The Aberdeen Society of Architects (ASA) is a chapter of the Royal Incorporation of Architects in Scotland, and represents some 200 Chartered Architects in Aberdeen, Aberdeenshire and Moray. ASA's main objective is to promote the interests of architects and architecture within its area. Currently, 12 local Architects are on the Society's council.

==History==
ASA was founded in 1898 by a group of architects in Aberdeen. It was formed as an institute to represent and support these architects, to provide lectures and educational trips, and to further the objectives of the profession as a whole.

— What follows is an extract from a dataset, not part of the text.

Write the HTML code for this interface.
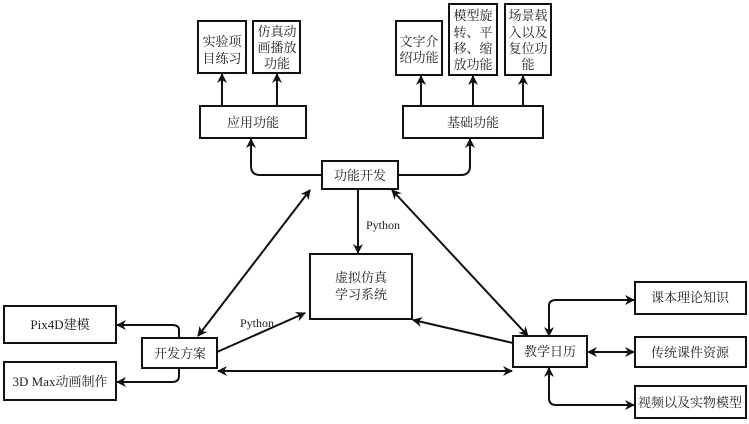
<!DOCTYPE html>
<html><head><meta charset="utf-8"><style>
body{margin:0;background:#fff}
svg{display:block}
text{font-family:"Liberation Serif","Noto Serif CJK SC","Noto Sans CJK SC",serif;fill:#222}
.b{fill:#fff;stroke:#111;stroke-width:2}
.l{fill:none;stroke:#111;stroke-width:2}
</style></head><body>
<svg width="749" height="424" viewBox="0 0 749 424">
<defs>
<marker id="a" viewBox="0 0 10 10" refX="9" refY="5" markerWidth="5" markerHeight="5" orient="auto-start-reverse"><path d="M0,0L10,5L0,10L3,5z" fill="#111"/></marker>
</defs>
<g class="l" marker-end="url(#a)">
<path d="M222,106V74"/><path d="M277,106V74"/>
<path d="M421,106V76"/><path d="M473,106V76"/><path d="M523,106V76"/>
<path d="M322,175H260Q251,175 251,166V139"/>
<path d="M398,175H461Q470,175 470,166V139"/>
<path d="M358,189V253"/>
<path d="M310,190L198,336" marker-start="url(#a)"/>
<path d="M392,190L528,336" marker-start="url(#a)"/>
<path d="M217,352L305,313"/>
<path d="M513,343L413,320"/>
<path d="M218,371H512" marker-start="url(#a)"/>
<path d="M179,338V330Q179,325 172,325H117"/>
<path d="M179,368V376Q179,382 172,382H117"/>
<path d="M549,336V306Q549,300 556,300H634" marker-start="url(#a)"/>
<path d="M588,352H634" marker-start="url(#a)"/>
<path d="M549,368V398Q549,405 556,405H634" marker-start="url(#a)"/>
</g>
<rect class="b" x="198" y="21" width="48" height="52"/>
<rect class="b" x="253" y="21" width="47" height="52"/>
<rect class="b" x="200" y="106" width="106" height="32"/>
<rect class="b" x="396" y="21" width="46" height="54"/>
<rect class="b" x="449" y="4" width="48" height="71"/>
<rect class="b" x="505" y="4" width="46" height="71"/>
<rect class="b" x="403" y="106" width="140" height="32"/>
<rect class="b" x="322" y="161" width="76" height="28"/>
<rect class="b" x="310" y="254" width="102" height="65"/>
<rect class="b" x="4" y="306" width="112" height="37"/>
<rect class="b" x="4" y="362" width="112" height="38"/>
<rect class="b" x="142" y="338" width="75" height="30"/>
<rect class="b" x="513" y="336" width="74" height="31"/>
<rect class="b" x="635" y="282" width="111" height="32"/>
<rect class="b" x="635" y="337" width="111" height="30"/>
<rect class="b" x="635" y="386" width="111" height="32"/>
<g font-size="13" text-anchor="middle">
<text x="222" y="46">实验项</text><text x="222" y="63">目练习</text>
<text x="277" y="36">仿真动</text><text x="277" y="52">画播放</text><text x="277" y="68">功能</text>
<text x="253" y="127">应用功能</text>
<text x="419" y="46">文字介</text><text x="419" y="62">绍功能</text>
<text x="473" y="20">模型旋</text><text x="473" y="37">转、平</text><text x="473" y="53">移、缩</text><text x="473" y="69">放功能</text>
<text x="528" y="20">场景载</text><text x="528" y="37">入以及</text><text x="528" y="53">复位功</text><text x="528" y="69">能</text>
<text x="473" y="127">基础功能</text>
<text x="360" y="180">功能开发</text>
<text x="383" y="229" font-size="12">Python</text>
<text x="361" y="282">虚拟仿真</text><text x="361" y="299">学习系统</text>
<text x="257" y="327" font-size="12">Python</text>
<text x="60" y="329">Pix4D建模</text>
<text x="60" y="386">3D Max动画制作</text>
<text x="180" y="358">开发方案</text>
<text x="550" y="356">教学日历</text>
<text x="690" y="302">课本理论知识</text>
<text x="690" y="357">传统课件资源</text>
<text x="690" y="407">视频以及实物模型</text>
</g>
</svg>
</body></html>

ASA's first president was James Souttar, who served as the chair from 1898 to 1900. Souttar was followed by Arthur Clyne, who served from 1900–1904 and 1909–1913 then retired in 1914. In 1907, ASA had 23 members. The membership more than doubled after the War.
==Society logo==
The logo represents Aberdeen's Kings College Chapel, with its steeple in the form of an imperial crown. It is the only remaining building of the original college. Although the society was founded in 1898, the logo features the year 1916, in reference to the year in which chartered status was achieved.

== Annual Design Awards ==
The Society runs an annual awards programme, the ASA Design Awards, to recognise outstanding architecture in Aberdeen and Aberdeenshire. Previous winners have included the Terrace Cafe and Bar at His Majesty's Theatre, Aberdeen (2023) and the Aberdeen Art Gallery (2020).